The web server is old and slow. It performs wonderfully on a day-to-day basis. But sometimes it chokes and times out during a large backup.
The server operates several virtual web sites. Each has several sub-directories, some of which need to be backed up nightly. Other subdirectories are large and cumbersome - and they do not require backups. Each site has
/web -- must be backed up
/users -- must be backed up
/logs -- large, no backup needed.
plus some other subdirectories that don't need to be backed up.
To make backups work more smoothly, I separated the old
one process - one tar nightly backup into separate backups for each virtual site. Now I backup to create
site1.tar
site2.tar
site3.tar
and so on....
That worked for a while. But as the sites grow, the files are bigger and the tars are more likely to fail.

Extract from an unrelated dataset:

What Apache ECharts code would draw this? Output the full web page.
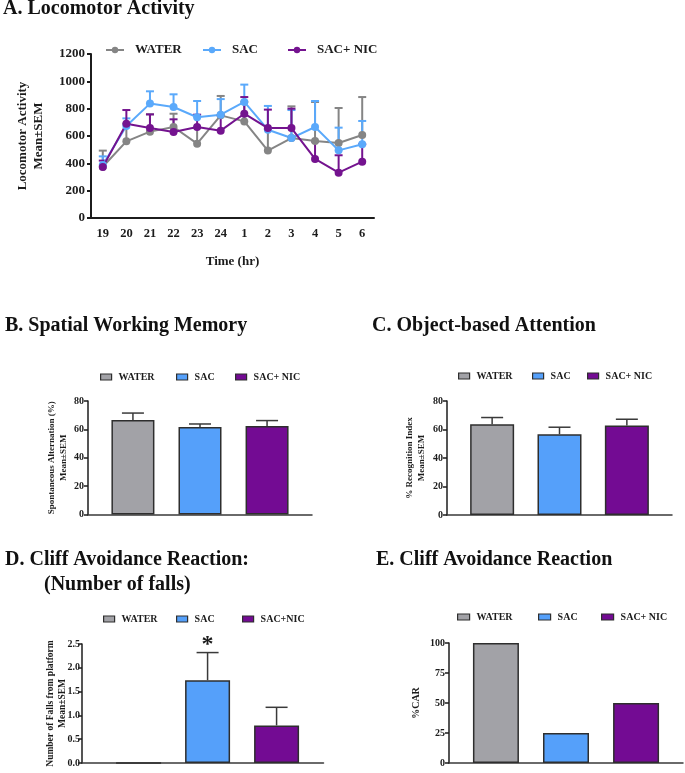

The log files are a large part of the growth problem.
I'm going to change the backup procedure (again) to eliminate the backup of the "logs" directories.
Is there a way to express the tar command so that I can create one backup for each site, but include only 2 of the subdirectories (or exclude 1 of the subdirectories) for each site?
The current command for each site's backup is
tar -xvf site1.tar /home/site1
I'm thinking of something like tar -xvf site1.tar /home/site1/web
,/home/site1/users.
I could do two backups for each site:
tar -xvf site1.tar /home/site1/web
tar -xvf site1.tar /home/site1/users
That would just double the fun.
There is no money for a new webserver. The frequency of backups and the retention policies are not negotiable.
Like the people working in public schools, this public school system's web server is overworked and underfunded. I use scripts and multiple archive directories to help manage this load, but I still have to inspect the newest TARs every day to reduce the chances of a foul-up.
15 backups (15 sites) nightly is complicated enough; 30 backups every night might push me over the edge.
I'm open to suggestions. Thanks in advance.